Why, though, did the sport in Australia lose its way? Everyone who visited the country for the 2003 finals just two years after a brilliant Lions tour was held there would have come away believing that rugby was thriving and would locally capture hearts and minds for many years after that, but this wasn’t how it panned out. 

“There were a couple (of issues),” suggested Kearns when asked why this momentum of the early noughties was wasted. “Certainly the governance of our game was not in the best interests of the game, so our spoils from the success of the last World Cup were squandered and the stakes essentially took the money because they were the makeup of Australian rugby. They wanted it and it went to waste. 

“Now the structure of the game has changed and the plan is to have a fund set up and that fund can be spent far more wisely than just giving it away. So I think that was one of the issues. We didn’t embrace and didn’t handle professionalism as well as we possibly could have.

“So the early part of professionalism wasn’t good for us and quite frankly the administration of the game over the last 15 to 20 years both at board level and to a degree at executive level hasn’t been to the standard that is required and we probably went down a too corporate path rather than having rugby people running the game. 

“So there is a number of factors and it has led to the lack of performance of our national team and if your national team isn’t winning week in and week out, particularly against New Zealand, then that is part of the fault but there is a whole bunch of things. We have got rugby people back in charge now and that makes a huge difference.”
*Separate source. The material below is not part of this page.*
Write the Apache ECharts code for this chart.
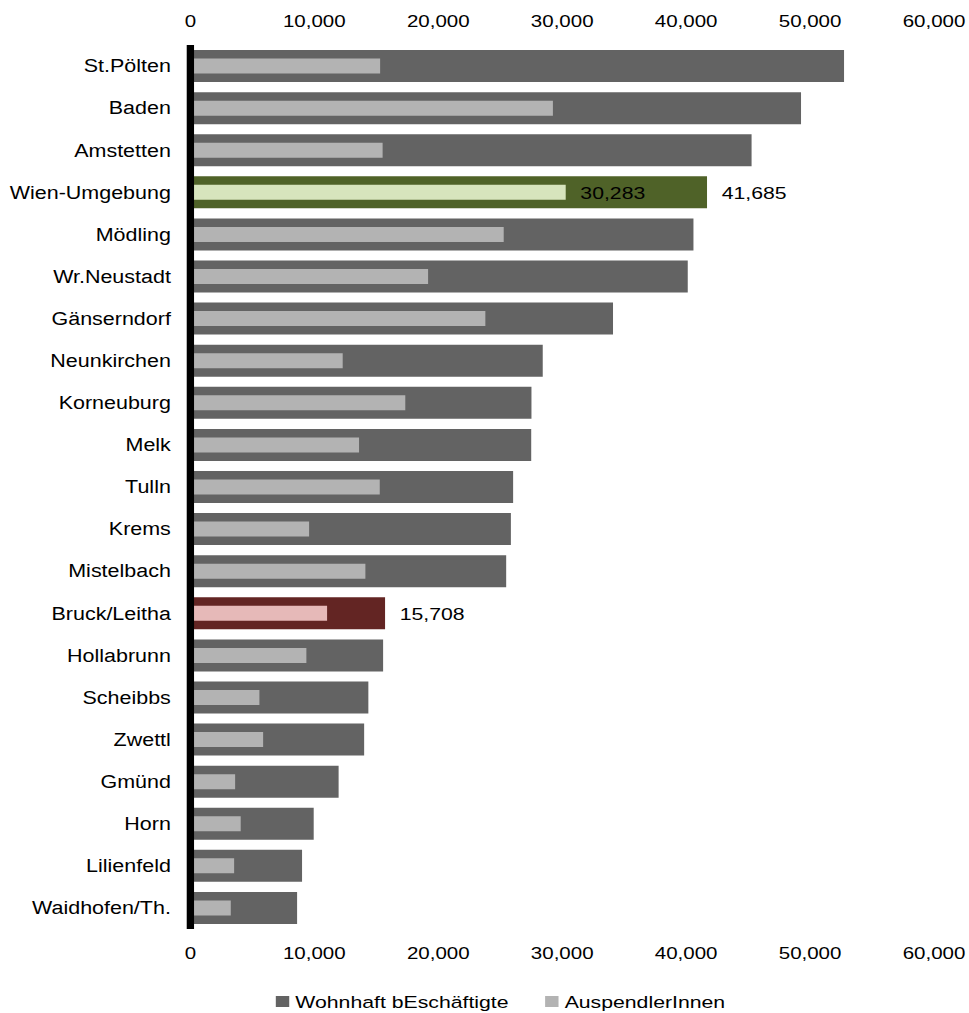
<!DOCTYPE html>
<html>
<head>
<meta charset="utf-8">
<script src="https://cdn.jsdelivr.net/npm/echarts@6/dist/echarts.min.js"></script>
<style>
  html, body { margin: 0; padding: 0; background: #fff; overflow: hidden; }
  #chart {
    width: 794px; height: 1013px;
    transform: scaleX(1.2204); transform-origin: 0 0;
  }
</style>
</head>
<body>
<div id="chart"></div>
<script>
// Bezirke, sorted by number of resident employees
const categories = ['St.Pölten', 'Baden', 'Amstetten', 'Wien-Umgebung', 'Mödling', 'Wr.Neustadt',
  'Gänserndorf', 'Neunkirchen', 'Korneuburg', 'Melk', 'Tulln', 'Krems', 'Mistelbach',
  'Bruck/Leitha', 'Hollabrunn', 'Scheibbs', 'Zwettl', 'Gmünd', 'Horn', 'Lilienfeld', 'Waidhofen/Th.'];

// Wohnhaft Beschäftigte
const wohnhaft = [52740, 49270, 45280, 41685, 40590, 40130, 34100, 28430, 27520, 27500,
  26040, 25860, 25480, 15708, 15550, 14360, 14020, 11960, 9950, 9010, 8610];

// AuspendlerInnen
const auspendler = [15310, 29250, 15510, 30283, 25280, 19180, 23800, 12290, 17340, 13610,
  15280, 9580, 14120, 11030, 9360, 5570, 5870, 3610, 4060, 3530, 3260];

const seriesNames = ['Wohnhaft bEschäftigte', 'AuspendlerInnen'];
const axisTicks = [0, 10000, 20000, 30000, 40000, 50000, 60000];

const FONT = 'Liberation Sans, Arial, sans-serif';
const fmt = v => v.toLocaleString('en-US');

// highlighted districts: colours and which values get a label
const highlight = {
  'Wien-Umgebung': { dark: '#4f6228', light: '#d7e4bd', labelDark: true, labelLight: true },
  'Bruck/Leitha':  { dark: '#632523', light: '#e6b9b8', labelDark: true, labelLight: false }
};

const valueLabel = {
  show: true, position: 'right', distance: 12,
  fontFamily: FONT, fontSize: 17.4, color: '#000',
  formatter: p => fmt(p.value)
};

function buildData(values, which) {
  return values.map((v, i) => {
    const h = highlight[categories[i]];
    if (!h) return v;
    const item = { value: v, itemStyle: { color: h[which] } };
    if (which === 'dark' ? h.labelDark : h.labelLight) item.label = valueLabel;
    return item;
  });
}

const valueAxis = (pos) => ({
  type: 'value', position: pos,
  min: axisTicks[0], max: axisTicks[axisTicks.length - 1], interval: 10000,
  axisLine: { show: false }, axisTick: { show: false }, splitLine: { show: false },
  axisLabel: {
    margin: pos === 'top' ? 15 : 16,
    fontFamily: FONT, fontSize: 16.8, color: '#000',
    formatter: fmt
  }
});

const chart = echarts.init(document.getElementById('chart'), null, { renderer: 'svg' });
chart.setOption({
  animation: false,
  backgroundColor: '#fff',
  grid: { left: 156, right: 28.4, top: 45, bottom: 84, containLabel: false },
  xAxis: [valueAxis('bottom'), valueAxis('top')],
  yAxis: [
    {
      type: 'category', data: categories, inverse: true, z: 10,
      axisLine: { show: true, lineStyle: { color: '#000', width: 6, cap: 'butt' } },
      axisTick: { show: false },
      axisLabel: { margin: 16, fontFamily: FONT, fontSize: 17.6, color: '#000' }
    },
    // second category axis so the narrow bars are centred inside the wide ones
    {
      type: 'category', data: categories, inverse: true, show: false
    }
  ],
  legend: {
    left: 221, top: 988,
    itemWidth: 11, itemHeight: 11, itemGap: 30,
    icon: 'rect',
    textStyle: { fontFamily: FONT, fontSize: 17.4, color: '#000' },
    data: seriesNames
  },
  series: [
    {
      name: seriesNames[0], type: 'bar', xAxisIndex: 0, yAxisIndex: 0,
      barWidth: 32,
      itemStyle: { color: '#636363' },
      data: buildData(wohnhaft, 'dark')
    },
    {
      name: seriesNames[1], type: 'bar', xAxisIndex: 0, yAxisIndex: 1,
      barWidth: 15,
      itemStyle: { color: '#b3b3b3' },
      data: buildData(auspendler, 'light')
    }
  ]
});
</script>
</body>
</html>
It was August 2020, with Fox poised to wrap up covering Wallabies Test matches after 25 years broadcasting the sport in Australia, that Kearns swapped the mic in the commentary booth to become Rugby Australia’s executive director for the 2027 World Cup bid. Firing off criticism of the authorities had been a regular occurrence for him prior to that but it got to the stage where he realised that he needed to get involved to help encourage change.  
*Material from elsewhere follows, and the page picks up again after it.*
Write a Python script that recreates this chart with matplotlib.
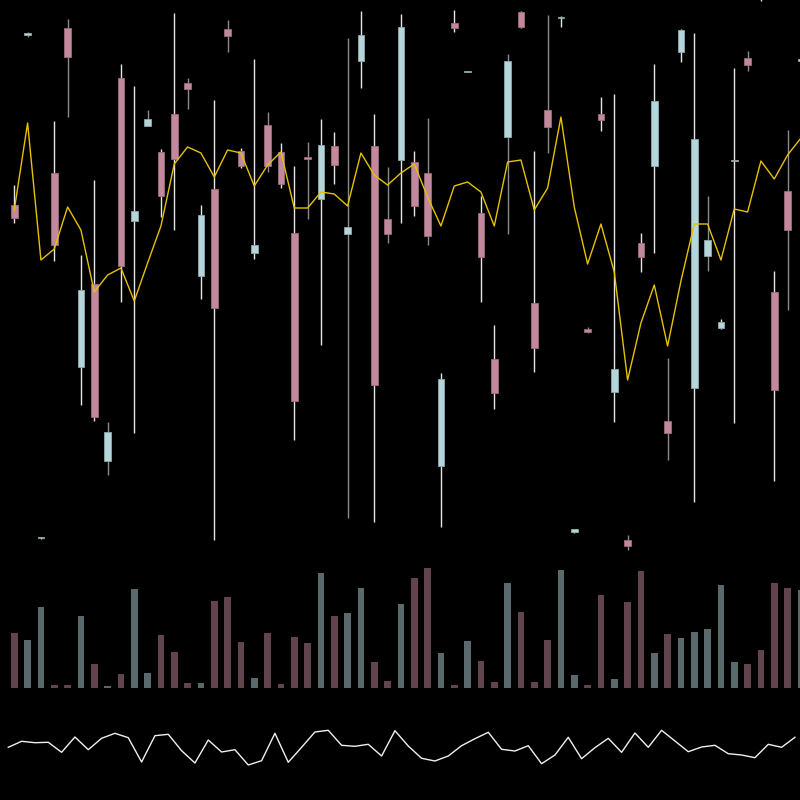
import numpy as np
import matplotlib
matplotlib.use("Agg")
import matplotlib.pyplot as plt

# ---------------- data ----------------
opens = [59.5, 76.55, 26.2, 62.7, 77.2, 43.3, 51.6, 33.9, 72.2, 57.9,
         67.4, 64.8, 68.6, 71.7, 52.4, 61.1, 77.1, 64.9, 54.7, 67.5,
         64.8, 56.7, 64.3, 60.1, 65.4, 56.6, 73.9, 65.4, 58.1, 64.0,
         63.8, 62.7, 33.4, 77.65, 72.85, 58.7, 44.1, 66.3, 78.84, 49.7,
         69.0, 78.2, 26.8, 47.1, 68.6, 40.8, 26.0, 55.7, 63.4, 37.9,
         74.8, 41.2, 54.4, 47.2, 63.95, 74.2, 81.0, 50.8, 60.9, 73.95]
closes = [58.2, 76.7, 26.3, 55.5, 74.3, 51.0, 38.3, 36.8, 53.4, 58.9,
          68.1, 60.4, 64.1, 71.1, 58.5, 49.2, 76.4, 63.4, 55.5, 63.4,
          61.6, 39.9, 64.1, 65.5, 63.5, 57.3, 76.5, 41.5, 56.6, 77.3,
          59.4, 56.4, 42.1, 77.2, 72.9, 54.3, 40.7, 73.9, 77.3, 45.2,
          67.3, 78.35, 27.1, 46.8, 68.0, 43.1, 25.4, 54.3, 69.9, 36.7,
          76.95, 66.1, 56.0, 47.8, 64.05, 73.5, 80.5, 41.0, 57.0, 74.1]
highs = [61.5, 76.84, 26.35, 67.9, 78.1, 54.5, 62.0, 37.8, 73.6, 71.4,
         69.0, 65.1, 78.7, 72.2, 59.5, 70.0, 78.0, 65.2, 74.1, 68.8,
         65.7, 63.4, 65.8, 68.1, 66.8, 76.2, 78.9, 68.6, 63.3, 78.6,
         64.9, 68.2, 42.7, 79.0, 72.95, 60.4, 47.5, 74.6, 78.95, 64.9,
         78.5, 78.4, 27.15, 47.3, 70.3, 70.6, 26.5, 56.7, 73.6, 44.2,
         77.1, 76.7, 60.4, 48.1, 73.2, 74.9, 81.5, 52.9, 67.0, 74.15]
lows = [57.7, 76.35, 26.15, 53.9, 68.3, 39.5, 37.9, 32.5, 49.8, 36.7,
        67.4, 58.3, 57.0, 69.1, 50.1, 26.0, 74.8, 63.2, 54.1, 62.8,
        61.2, 36.0, 58.1, 45.5, 61.6, 28.2, 71.2, 27.8, 55.7, 57.7,
        58.4, 55.5, 27.3, 76.8, 72.8, 49.8, 39.1, 56.6, 77.2, 42.8,
        64.7, 77.3, 26.75, 46.7, 66.9, 37.8, 25.0, 52.8, 54.7, 34.0,
        73.8, 29.8, 52.9, 47.1, 37.7, 72.9, 79.88, 31.9, 49.0, 73.9]
line_yellow = [59.0, 67.7, 54.0, 55.1, 59.3, 57.0, 50.8, 52.5, 53.2, 49.9,
               53.7, 57.4, 63.6, 65.3, 64.7, 62.3, 65.0, 64.7, 61.4, 63.5,
               64.8, 59.2, 59.2, 60.8, 60.6, 59.4, 64.7, 62.5, 61.5, 62.7,
               63.6, 60.3, 57.4, 61.4, 61.8, 60.8, 57.4, 63.8, 64.0, 59.0,
               61.2, 68.3, 59.3, 53.6, 57.6, 52.8, 42.0, 47.7, 51.5, 45.4,
               51.9, 57.6, 57.6, 54.0, 59.1, 58.8, 63.9, 62.1, 64.5, 66.2]
volumes = [544, 477, 807, 24, 24, 714, 234, 17, 137, 987,
           147, 527, 360, 44, 47, 870, 907, 457, 97, 547,
           37, 507, 450, 1150, 714, 744, 994, 254, 64, 840,
           1100, 1197, 350, 27, 467, 264, 54, 1044, 760, 60,
           474, 1174, 124, 27, 930, 87, 860, 1170, 347, 534,
           500, 557, 584, 1030, 254, 237, 377, 1044, 994, 974]
oscillator = [52.7, 58.7, 57.3, 57.7, 47.7, 63.0, 50.3, 61.7, 66.7, 62.3,
              38.0, 64.3, 65.7, 49.3, 37.0, 60.0, 48.0, 50.3, 35.0, 39.3,
              66.7, 37.7, 52.7, 68.0, 69.7, 54.7, 53.7, 55.7, 44.0, 69.3,
              54.0, 41.7, 39.0, 44.0, 54.3, 61.3, 67.7, 50.7, 49.0, 54.3,
              36.3, 45.0, 62.7, 41.3, 52.3, 61.7, 47.7, 67.0, 52.7, 69.7,
              59.0, 48.3, 53.0, 54.7, 46.3, 45.0, 42.3, 55.7, 52.7, 62.7]

# ---------------- style ----------------
UP = "#b4d5d9"
DOWN = "#c2899d"
UP_EDGE = "#8fa9ac"
DOWN_EDGE = "#9a6d7d"
BG = "black"

n = len(opens)
x = np.arange(n)
o = np.array(opens); c = np.array(closes)
h = np.array(highs); l = np.array(lows)
up = c >= o

fig = plt.figure(figsize=(8, 8), dpi=100, facecolor=BG)

# price panel (full figure)
ax = fig.add_axes([0, 0, 1, 1])
ax.set_facecolor(BG)
ax.set_xlim(-1.07, 58.93)
ax.set_ylim(0, 80)
ax.axis("off")

# volume panel
axv = fig.add_axes([0, 0.1404, 1, 0.25])
axv.patch.set_alpha(0)
axv.set_xlim(-1.07, 58.93)
axv.set_ylim(0, 2000)
axv.axis("off")

# oscillator panel
axo = fig.add_axes([0, 0, 1, 0.125])
axo.patch.set_alpha(0)
axo.set_xlim(-0.62, 59.38)
axo.set_ylim(0, 100)
axo.axis("off")

# volume bars
vcols = [UP if u else DOWN for u in up]
axv.bar(x, volumes, width=0.5, color=vcols, alpha=0.5, linewidth=0)

# wicks
wick_cols = ["#8c8c8c" if i % 3 == 1 else "#e6e6e6" for i in range(n)]
ax.vlines(x, l, h, colors=wick_cols, linewidth=1.0, zorder=2)

# bodies
bottoms = np.minimum(o, c)
heights = np.maximum(np.abs(c - o), 0.05)
ax.bar(x, heights, bottom=bottoms, width=0.5,
       color=[UP if u else DOWN for u in up],
       edgecolor=[UP_EDGE if u else DOWN_EDGE for u in up],
       linewidth=0.6, zorder=3)

# yellow line
ax.plot(x, line_yellow, color="#e6c200", linewidth=1.0, zorder=4)

# oscillator
axo.plot(x, oscillator, color="#f0f0f0", linewidth=1.0)

fig.savefig("out.png", dpi=100, facecolor=BG)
“I love the game and I want the game to thrive. I encouraged some change and luckily we are in the situation we are in now and I have never been more positive about Australian rugby and the ability for it to come back from where it was. We have an incredibly competitive sports environment, Aussie rules, rugby league and soccer.

“It’s a competitive environment and you have to be at the top of your game and you can only be at the top of your game when you have people who are emotionally connected to the game and it is not just a business for them, it is more than that. That is the way the grassroots gets involved again and grows again and that is what we are aiming to do.  

“There has been collaboration with our state and federal governments internally and with our internal unions, the state unions and right down in some level into club levels. There has also been collaboration with World Rugby very strongly. We have had a regular weekly phone call with them and more literally for the last 15 to 18 months.

“So we have got great relationships with World Rugby and we have also been collaborating with the US and the French, one World Cup leading into another. We certainly will look to engage with the English as well on the women’s World Cup side of things as to how we can play our role in growing the game not just in Australia and South Pacific but globally.”

That’s a positive message very different from the damaging turmoil of just two years ago.